Problem to solve>
The entries are to be returned exactly, with images left out.

Input data>
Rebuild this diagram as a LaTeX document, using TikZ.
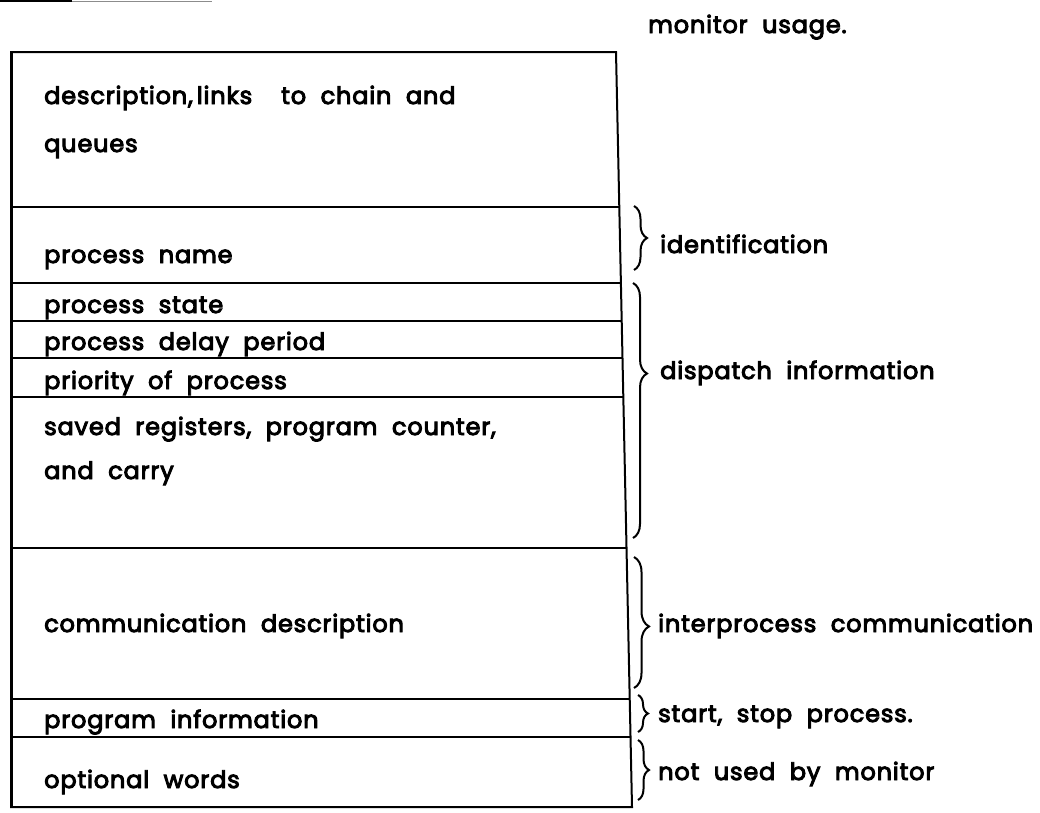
\documentclass[tikz,border=0pt]{standalone}
\usepackage{fontspec}
\setmainfont{Poppins}[WordSpace=2.0,LetterSpace=3.5,UprightFeatures={FakeBold=4}]
\usetikzlibrary{decorations.pathreplacing}
\begin{document}
\begin{tikzpicture}[x=1pt,y=-1pt,
  rule/.style={line width=1.5pt},
  edge/.style={line width=2pt},
  fieldtext/.style={anchor=base west,inner sep=0pt,font=\fontsize{24}{24}\selectfont},
  grouptext/.style={anchor=base west,inner sep=0pt,font=\fontsize{24}{24}\selectfont},
  grpbrace/.style={line width=2pt,decorate,decoration={brace,amplitude=#1}},
  grpbrace/.default=13pt]
\useasboundingbox[fill=white] (0,0) rectangle (1040,812);

% fragment of a rule left over at the top of the page
\draw[line width=1.5pt] (0,1) -- (72,1);
\draw[line width=1pt,black!45] (72,1) -- (212,1);

% outer frame of the record (right side runs slightly askew)
\coordinate (tl) at (11,52);
\coordinate (tr) at (616,52);
\coordinate (br) at (632,807);
\coordinate (bl) at (11,807);
\draw[edge] (tl) -- (tr) -- (br) -- (bl) -- cycle;
\draw[line width=3pt] (tl) -- (bl);

% field separators
\draw[rule] (11,207) -- (619,207);
\draw[rule] (11,283) -- (621,283);
\draw[rule] (11,321) -- (622,321);
\draw[rule] (11,358) -- (622.5,358);
\draw[rule] (11,397) -- (623,397);
\draw[rule] (11,548) -- (626.5,548);
\draw[rule] (11,699) -- (630,699);
\draw[rule] (11,737) -- (630.5,737);

% field contents
\node[fieldtext] (f1a) at (44,104) {description,\,links\ \ to chain and};
\node[fieldtext] (f1b) at (44,152) {queues};
\node[fieldtext] (f2)  at (44,263) {process name};
\node[fieldtext] (f3)  at (44,313) {process state};
\node[fieldtext] (f4)  at (44,350) {process delay period};
\node[fieldtext] (f5)  at (44,389) {priority of process};
\node[fieldtext] (f6a) at (44,435) {saved registers, program counter,};
\node[fieldtext] (f6b) at (44,479) {and carry};
\node[fieldtext] (f7)  at (44,632) {communication description};
\node[fieldtext] (f8)  at (44,728) {program information};
\node[fieldtext] (f9)  at (44,788) {optional words};

% heading at the top right
\node[grouptext] (hd) at (648,33) {monitor usage.};

% groupings of fields
\draw[grpbrace] (634,206) -- (634,270);
\draw[grpbrace=14pt,decoration={aspect=0.355}] (633,283) -- (633,538);
\draw[grpbrace=15pt,decoration={aspect=0.53}] (634,557) -- (634,688);
\draw[grpbrace=10pt] (638,695) -- (638,732);
\draw[grpbrace=11pt] (638,740) -- (638,800);

\node[grouptext] (g1) at (660,253) {identification};
\node[grouptext] (g2) at (660,379) {dispatch information};
\node[grouptext] (g3) at (658,632) {interprocess communication};
\node[grouptext] (g4) at (658,722) {start, stop process.};
\node[grouptext] (g5) at (658,780) {not used by monitor};
\end{tikzpicture}
\end{document}
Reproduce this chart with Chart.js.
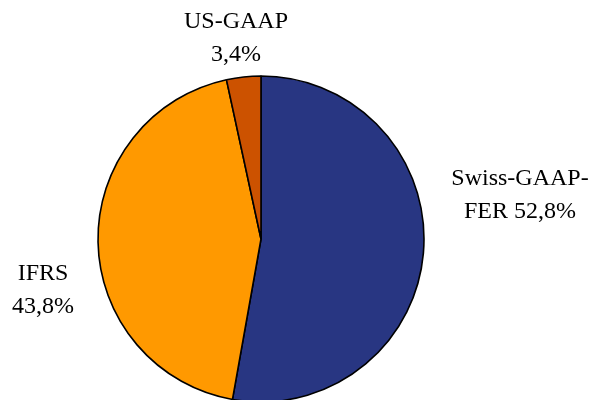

Completed exercise>
Rebuild this diagram as a LaTeX document, using TikZ.
\documentclass[tikz,border=0pt]{standalone}
\usepackage{fontspec}
\setmainfont{Poppins}[WordSpace=2.0,LetterSpace=3.5,UprightFeatures={FakeBold=4}]
\usetikzlibrary{decorations.pathreplacing}
\begin{document}
\begin{tikzpicture}[x=1pt,y=-1pt,
  rule/.style={line width=1.5pt},
  edge/.style={line width=2pt},
  fieldtext/.style={anchor=base west,inner sep=0pt,font=\fontsize{24}{24}\selectfont},
  grouptext/.style={anchor=base west,inner sep=0pt,font=\fontsize{24}{24}\selectfont},
  grpbrace/.style={line width=2pt,decorate,decoration={brace,amplitude=#1}},
  grpbrace/.default=13pt]
\useasboundingbox[fill=white] (0,0) rectangle (1040,812);

% fragment of a rule left over at the top of the page
\draw[line width=1.5pt] (0,1) -- (72,1);
\draw[line width=1pt,black!45] (72,1) -- (212,1);

% outer frame of the record (right side runs slightly askew)
\coordinate (tl) at (11,52);
\coordinate (tr) at (616,52);
\coordinate (br) at (632,807);
\coordinate (bl) at (11,807);
\draw[edge] (tl) -- (tr) -- (br) -- (bl) -- cycle;
\draw[line width=3pt] (tl) -- (bl);

% field separators
\draw[rule] (11,207) -- (619,207);
\draw[rule] (11,283) -- (621,283);
\draw[rule] (11,321) -- (622,321);
\draw[rule] (11,358) -- (622.5,358);
\draw[rule] (11,397) -- (623,397);
\draw[rule] (11,548) -- (626.5,548);
\draw[rule] (11,699) -- (630,699);
\draw[rule] (11,737) -- (630.5,737);

% field contents
\node[fieldtext] (f1a) at (44,104) {description,\,links\ \ to chain and};
\node[fieldtext] (f1b) at (44,152) {queues};
\node[fieldtext] (f2)  at (44,263) {process name};
\node[fieldtext] (f3)  at (44,313) {process state};
\node[fieldtext] (f4)  at (44,350) {process delay period};
\node[fieldtext] (f5)  at (44,389) {priority of process};
\node[fieldtext] (f6a) at (44,435) {saved registers, program counter,};
\node[fieldtext] (f6b) at (44,479) {and carry};
\node[fieldtext] (f7)  at (44,632) {communication description};
\node[fieldtext] (f8)  at (44,728) {program information};
\node[fieldtext] (f9)  at (44,788) {optional words};

% heading at the top right
\node[grouptext] (hd) at (648,33) {monitor usage.};

% groupings of fields
\draw[grpbrace] (634,206) -- (634,270);
\draw[grpbrace=14pt,decoration={aspect=0.355}] (633,283) -- (633,538);
\draw[grpbrace=15pt,decoration={aspect=0.53}] (634,557) -- (634,688);
\draw[grpbrace=10pt] (638,695) -- (638,732);
\draw[grpbrace=11pt] (638,740) -- (638,800);

\node[grouptext] (g1) at (660,253) {identification};
\node[grouptext] (g2) at (660,379) {dispatch information};
\node[grouptext] (g3) at (658,632) {interprocess communication};
\node[grouptext] (g4) at (658,722) {start, stop process.};
\node[grouptext] (g5) at (658,780) {not used by monitor};
\end{tikzpicture}
\end{document}
Reproduce this chart with Chart.js.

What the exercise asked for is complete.